|
Fed-Duet: Dual Expert-Orchestrated Framework for Continual Federated Vision-Language Learning |
Soundness: 3: good
Presentation: 3: good
Contribution: 3: good
Rating: 6: marginally above the acceptance threshold
Confidence: 3: You are fairly confident in your assessment. It is possible that you did not understand some parts of the submission or that you are unfamiliar with some pieces of related work. Math/other details were not carefully checked. |
This paper explores the challenging problem of continual federated vision-language learning. The authors propose a framework named Fed-Duet, which introduces a dual-channel design that integrates server-coordinated prompts and client-adapted experts to address challenges in cross-modal alignment, adaptation imbalance, and catastrophic forgetting. Extensive experiments demonstrate the framework’s effectiveness and efficiency.
- The topic is emerging and important. It represents a key challenge for deploying next-generation AI on edge devices, combining FL, CL, and VLM.
- The idea of dual-channel orchestration, unifying prompt-based semantic alignment and adapter-based parametric specialization, is conceptually clear and inspiring.
- Fed-Duet delivers a significant performance boost in continual learning while maintaining PEFT's communication efficiency, vital for resource-constrained FL.
- The authors introduce noise for privacy preservation, but the description of this part is limited and lacks sufficient details.
- RELATED WORK does not discuss a related work, CLIP2FL.
- Statistical reporting is incomplete. Providing statistics such as the mean and standard deviation would better support the robustness claim.
- How does it identify and activate the correct experts to mitigate forgetting under the FL constraint of not explicitly storing old task data?

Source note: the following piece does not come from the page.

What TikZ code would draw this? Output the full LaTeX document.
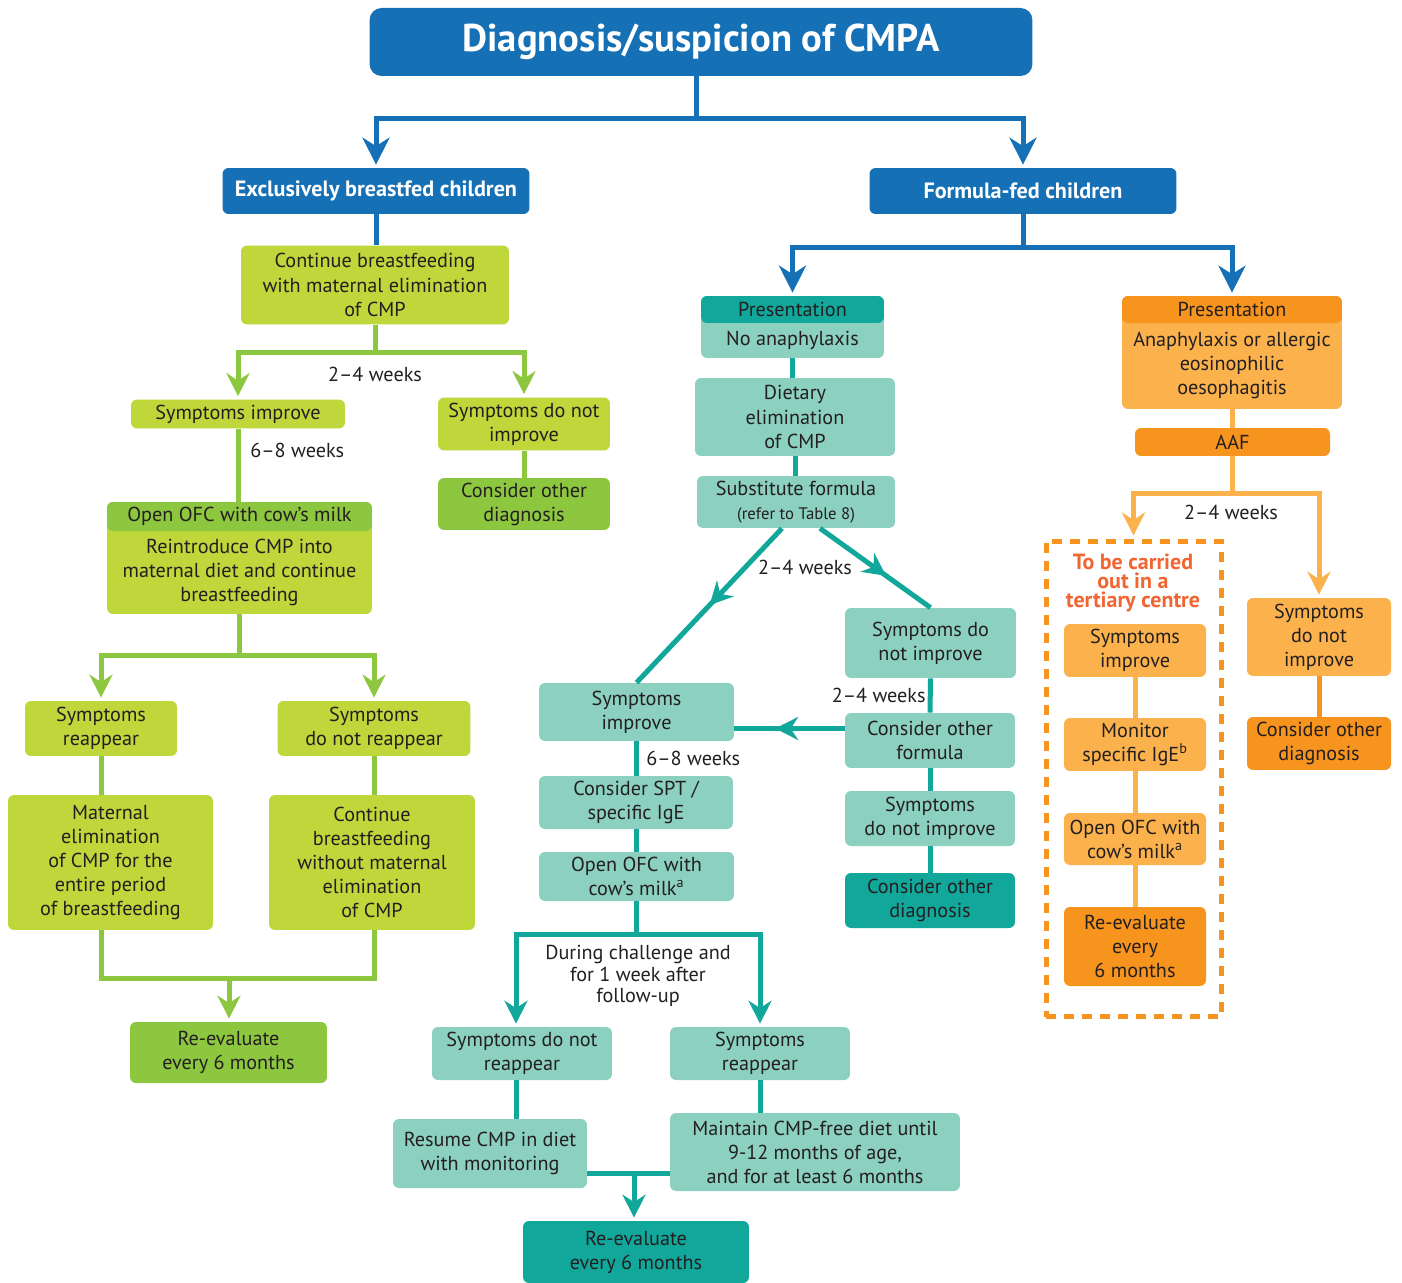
\documentclass[tikz,border=0pt]{standalone}
\usepackage{fontspec}
\setmainfont{PT Sans}
\usetikzlibrary{arrows.meta,positioning,calc,decorations.markings}
\definecolor{cmpablue}{RGB}{22,112,181}
\definecolor{limegreen}{RGB}{191,215,58}
\definecolor{leafgreen}{RGB}{141,198,63}
\definecolor{tealpale}{RGB}{140,208,192}
\definecolor{tealdeep}{RGB}{18,167,155}
\definecolor{orangepale}{RGB}{251,178,76}
\definecolor{orangedeep}{RGB}{247,148,30}
\definecolor{tertred}{RGB}{241,101,49}
\definecolor{inkgray}{RGB}{35,31,32}
\newcommand\cmpabody{\fontsize{11.5}{13.7}\selectfont}
\newcommand\cmpasmall{\fontsize{9.5}{11}\selectfont}

\begin{document}
\begin{tikzpicture}[x=0.02cm, y=-0.02cm,
    box/.style={rectangle, rounded corners=0.12cm, align=center, text=inkgray, font=\cmpabody, inner sep=0pt},
    sz/.style 2 args={minimum width=#1cm, minimum height=#2cm},
    headed/.style 2 args={path picture={\fill[#1] (path picture bounding box.north west) rectangle ([yshift=-#2]path picture bounding box.north east);}},
    titlebox/.style={box, fill=cmpablue, text=white, rounded corners=0.24cm, font=\fontsize{22}{26}\selectfont\bfseries},
    bluebox/.style={box, fill=cmpablue, text=white, font=\fontsize{12.6}{14}\selectfont\bfseries},
    limebox/.style={box, fill=limegreen},
    leafbox/.style={box, fill=leafgreen},
    palebox/.style={box, fill=tealpale},
    deepbox/.style={box, fill=tealdeep},
    ambox/.style={box, fill=orangepale},
    rustbox/.style={box, fill=orangedeep},
    tertframe/.style={rectangle, draw=orangedeep, line width=0.1cm, dash pattern=on 0.2cm off 0.16cm},
    tertnote/.style={align=center, text=tertred, inner sep=0pt, font=\fontsize{12.5}{11}\selectfont\bfseries},
    lbl/.style={align=center, text=inkgray, inner sep=0pt, font=\cmpabody},
    wire/.style={line width=0.1cm},
    bluewire/.style={wire, draw=cmpablue},
    greenwire/.style={wire, draw=leafgreen},
    tealwire/.style={wire, draw=tealdeep},
    orangewire/.style={wire, draw=orangepale},
    arrowend/.style={-{Stealth[length=0.46cm, width=0.46cm, inset=0.15cm]}, shorten >=0.06cm},
    bigarrowend/.style={-{Stealth[length=0.54cm, width=0.54cm, inset=0.17cm]}, shorten >=0.06cm},
    midarrow/.style={postaction={decorate}, decoration={markings, mark=at position #1 with {\arrow{Stealth[length=0.46cm, width=0.46cm, inset=0.15cm]}}}}]
    \useasboundingbox (0,0) rectangle (1402,1283);

    \node [titlebox, sz={13.26}{1.36}] (diag) at (701,42) {Diagnosis/suspicion of CMPA};
    \node [bluebox, sz={6.14}{0.92}] (breast) at (376,191) {Exclusively breastfed children};
    \node [bluebox, sz={6.14}{0.92}] (formula) at (1023,191) {Formula-fed children};

    % breastfed branch
    \node [limebox, sz={5.36}{1.58}] (elim) at (375,285) {Continue breastfeeding\\with maternal elimination\\of CMP};
    \node [limebox, sz={4.28}{0.58}] (bimprove) at (238,414) {Symptoms improve};
    \node [limebox, sz={3.44}{1.06}] (bnoimprove) at (524,424) {Symptoms do not\\improve};
    \node [leafbox, sz={3.44}{1.04}] (bother) at (524,504) {Consider other\\diagnosis};
    \node [limebox, sz={5.3}{2.24}, headed={leafgreen}{0.58cm}] (bofc) at (239.5,558) {};
    \node [lbl] (bofchead) at ([yshift=-0.29cm]bofc.north) {Open OFC with cow’s milk};
    \node [lbl] (bofcbody) at ([yshift=-1.41cm]bofc.north) {Reintroduce CMP into\\maternal diet and continue\\breastfeeding};
    \node [limebox, sz={3.04}{1.1}] (breappear) at (101,728.5) {Symptoms\\reappear};
    \node [limebox, sz={3.86}{1.1}] (bnoreappear) at (374,728.5) {Symptoms\\do not reappear};
    \node [limebox, sz={4.1}{2.7}] (bmaternal) at (110.5,862.5) {Maternal\\elimination\\of CMP for the\\entire period\\of breastfeeding};
    \node [limebox, sz={4.12}{2.7}] (bcontinue) at (372,862.5) {Continue\\breastfeeding\\without maternal\\elimination\\of CMP};
    \node [leafbox, sz={3.94}{1.22}] (breeval) at (228.5,1052.5) {Re-evaluate\\every 6 months};
    \node [lbl] (bweeks1) at (375,374) {2–4 weeks};
    \node [lbl, anchor=west] (bweeks2) at (250,450) {6–8 weeks};

    % formula-fed, no anaphylaxis
    \node [palebox, sz={3.66}{1.24}, headed={tealdeep}{0.54cm}] (tpres) at (792.5,327) {};
    \node [lbl] (tpreshead) at ([yshift=-0.27cm]tpres.north) {Presentation};
    \node [lbl] (tpresbody) at ([yshift=-0.89cm]tpres.north) {No anaphylaxis};
    \node [palebox, sz={4.0}{1.56}] (tdiet) at (795,417) {Dietary\\elimination\\of CMP};
    \node [palebox, sz={3.96}{1.04}] (tsubst) at (796,502) {Substitute formula\\{\cmpasmall (refer to Table 8)}};
    \node [palebox, sz={3.42}{1.4}] (tnoimprove) at (930.5,643) {Symptoms do\\not improve};
    \node [palebox, sz={3.4}{1.1}] (tother) at (930,740.5) {Consider other\\formula};
    \node [palebox, sz={3.4}{1.1}] (tnoimprove2) at (930,818.5) {Symptoms\\do not improve};
    \node [deepbox, sz={3.4}{1.1}] (tdiag) at (930,900.5) {Consider other\\diagnosis};
    \node [palebox, sz={3.9}{1.16}] (timprove) at (636.5,712) {Symptoms\\improve};
    \node [palebox, sz={3.88}{1.06}] (tspt) at (636,802.5) {Consider SPT /\\specific IgE};
    \node [palebox, sz={3.9}{0.98}] (tofc) at (636.5,876.5) {Open OFC with\\cow’s milk\textsuperscript{a}};
    \node [palebox, sz={3.6}{1.06}] (tnoreappear) at (522,1053.5) {Symptoms do not\\reappear};
    \node [palebox, sz={3.6}{1.06}] (treappear) at (760,1053.5) {Symptoms\\reappear};
    \node [palebox, sz={3.88}{1.38}] (tresume) at (490,1153.5) {Resume CMP in diet\\with monitoring};
    \node [palebox, sz={5.8}{1.56}] (tmaintain) at (815,1152) {Maintain CMP-free diet until\\9-12 months of age,\\and for at least 6 months};
    \node [deepbox, sz={4.52}{1.24}] (treeval) at (636,1252) {Re-evaluate\\every 6 months};
    \node [lbl] (tweeks1) at (805,567) {2–4 weeks};
    \node [lbl, anchor=east] (tweeks2) at (926,695) {2–4 weeks};
    \node [lbl, anchor=west] (tweeks3) at (646,758) {6–8 weeks};
    \node [lbl, font=\fontsize{11.5}{12.2}\selectfont] (tfollow) at (638,976) {During challenge and\\for 1 week after\\follow-up};

    % formula-fed, anaphylaxis
    \node [ambox, sz={4.4}{2.26}, headed={orangedeep}{0.54cm}] (opres) at (1232,352.5) {};
    \node [lbl] (opreshead) at ([yshift=-0.27cm]opres.north) {Presentation};
    \node [lbl] (opresbody) at ([yshift=-1.4cm]opres.north) {Anaphylaxis or allergic\\eosinophilic\\oesophagitis};
    \node [rustbox, sz={3.9}{0.56}] (oaaf) at (1232.5,442) {AAF};
    \node [tertframe, sz={3.5}{9.52}] (otert) at (1133.5,779) {};
    \node [tertnote] (otertnote) at (1133,583) {To be carried\\out in a\\tertiary centre};
    \node [ambox, sz={2.84}{1.06}] (oimprove) at (1135,650.5) {Symptoms\\improve};
    \node [ambox, sz={2.84}{1.06}] (omonitor) at (1135,744.5) {Monitor\\specific IgE\textsuperscript{b}};
    \node [ambox, sz={2.84}{1.04}] (oofc) at (1135,839) {Open OFC with\\cow’s milk\textsuperscript{a}};
    \node [rustbox, sz={2.84}{1.58}] (oreeval) at (1135,946.5) {Re-evaluate\\every\\6 months};
    \node [ambox, sz={2.88}{1.56}] (onoimprove) at (1319,637) {Symptoms\\do not\\improve};
    \node [rustbox, sz={2.88}{1.06}] (oother) at (1319,743.5) {Consider other\\diagnosis};
    \node [lbl] (oweeks) at (1231,512) {2–4 weeks};

    \coordinate (bjoin) at (229,978);
    \coordinate (tjoin) at (634,1173);

    \draw[bluewire, bigarrowend] ([xshift=-0.1cm]diag.south) -- ++(0,42) -| (breast.north);
    \draw[bluewire, bigarrowend] ([xshift=-0.1cm]diag.south) -- ++(0,42) -| (formula.north);
    \draw[bluewire] (breast.south) -- (breast.south |- elim.north);
    \draw[bluewire, bigarrowend] (formula.south) -- ++(0,33) -| (tpres.north);
    \draw[bluewire, bigarrowend] (formula.south) -- ++(0,33) -| (opres.north);

    \draw[greenwire, arrowend] (elim.south) -- ++(0,28) -| (bimprove.north);
    \draw[greenwire, arrowend] (elim.south) -- ++(0,28) -| (bnoimprove.north);
    \draw[greenwire] (bimprove.south) -- (bimprove.south |- bofc.north);
    \draw[greenwire] (bnoimprove.south) -- (bother.north);
    \draw[greenwire, arrowend] (bofc.south) -- ++(0,41) -| (breappear.north);
    \draw[greenwire, arrowend] (bofc.south) -- ++(0,41) -| (bnoreappear.north);
    \draw[greenwire] (breappear.south) -- (breappear.south |- bmaternal.north);
    \draw[greenwire] (bnoreappear.south) -- (bnoreappear.south |- bcontinue.north);
    \draw[greenwire] (breappear.south |- bmaternal.south) |- (bjoin) -| (bnoreappear.south |- bcontinue.south);
    \draw[greenwire, arrowend] (bjoin) -- (bjoin |- breeval.north);

    \draw[tealwire] (tpres.south) -- (tpres.south |- tdiet.north);
    \draw[tealwire] (tdiet.south) -- (tdiet.south |- tsubst.north);
    \draw[tealwire, midarrow=0.5] ([xshift=-0.28cm]tsubst.south) -- (timprove.north);
    \draw[tealwire, midarrow=0.6] ([xshift=0.48cm]tsubst.south) -- (tnoimprove.north);
    \draw[tealwire] (tnoimprove.south) -- (tother.north);
    \draw[tealwire, midarrow=0.63] ([yshift=0.24cm]tother.west) -- ([yshift=0.24cm]tother.west -| timprove.east);
    \draw[tealwire] (tother.south) -- (tnoimprove2.north);
    \draw[tealwire] (tnoimprove2.south) -- (tdiag.north);
    \draw[tealwire] (timprove.south) -- (timprove.south |- tspt.north);
    \draw[tealwire] (tspt.south) -- (tspt.south |- tofc.north);
    \draw[tealwire, arrowend] (tofc.south) -- ++(0,33) -| ([xshift=-0.12cm]tnoreappear.north);
    \draw[tealwire, arrowend] (tofc.south) -- ++(0,33) -| (treappear.north);
    \draw[tealwire] ([xshift=-0.12cm]tnoreappear.south) -- ++(0,39);
    \draw[tealwire] (treappear.south) -- (treappear.south |- tmaintain.north);
    \draw[tealwire] (tresume.east |- tjoin) -- (tmaintain.west |- tjoin);
    \draw[tealwire, arrowend] (tjoin) -- (tjoin |- treeval.north);

    \draw[orangewire] (opres.south) -- (opres.south |- oaaf.north);
    \draw[orangewire, arrowend] (oaaf.south) -- ++(0,37) -| (otert.north);
    \draw[orangewire, arrowend] (oaaf.south) -- ++(0,37) -| (onoimprove.north);
    \draw[orangewire] (oimprove.south) -- (omonitor.north);
    \draw[orangewire] (omonitor.south) -- (oofc.north);
    \draw[orangewire] (oofc.south) -- (oreeval.north);
    \draw[orangewire, draw=orangedeep] (onoimprove.south) -- (oother.north);
\end{tikzpicture}
\end{document}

- The paper proposes that Fed-Duet can maintain critical cross-modal alignment performance in Vision-Language Models (VLMs). However, the experiments are only confined to vision-text classification tasks (CIFAR-100, Tiny-ImageNet, DomainNet), with classification accuracy serving as the core evaluation metric. How can the preservation of cross-modal alignment capability be directly demonstrated? |
Lightly AI-edited |
|
Fed-Duet: Dual Expert-Orchestrated Framework for Continual Federated Vision-Language Learning |
Soundness: 3: good
Presentation: 2: fair
Contribution: 3: good
Rating: 6: marginally above the acceptance threshold
Confidence: 3: You are fairly confident in your assessment. It is possible that you did not understand some parts of the submission or that you are unfamiliar with some pieces of related work. Math/other details were not carefully checked. |
Fed-Duet proposes a novel framework for federated continual learning with vision-language models, aiming to address two key limitations in existing approaches, i.e., adaptation imbalance and cross-modal misalignment. The method introduces a dual-channel expert-orchestrated architecture, where the semantic experts channel uses learnable prompts to achieve high-level semantic alignment and the parametric experts channel employs adapters for fine-grained task adaptation. Experiments across multiple datasets demonstrate that Fed-Duet achieves strong performance in terms of accuracy, knowledge retention and continual utility.
1. The paper clearly identifies a critical gap by noting that traditional federated continual learning ignores the multimodal nature of vision-language models, and existing PEFT-based federated learning methods often disrupt cross-modal alignment under continual learning.
2. The semantic channel uses a cross-attention gating mechanism to fuse prompt-based experts, while the parametric channel adapts adapter-based experts. The two channels are trained in a progressive manner that enables effective synergy.
3. The experimental evaluation is comprehensive, covering class-incremental, domain-incremental, and multi-domain task-incremental scenarios under various Non-IID settings and client scales. The results consistently show superior performance compared to strong baselines.
1. The method involves a large number of hyperparameters, including $\alpha$, $\beta$, and $\gamma$ in the loss function, as well as $\lambda$ and $\tau$ in the Eq (2) and Eq. (4). The paper provides neither justification for their chosen values nor sensitivity analysis, which limits reproducibility and practical deployment.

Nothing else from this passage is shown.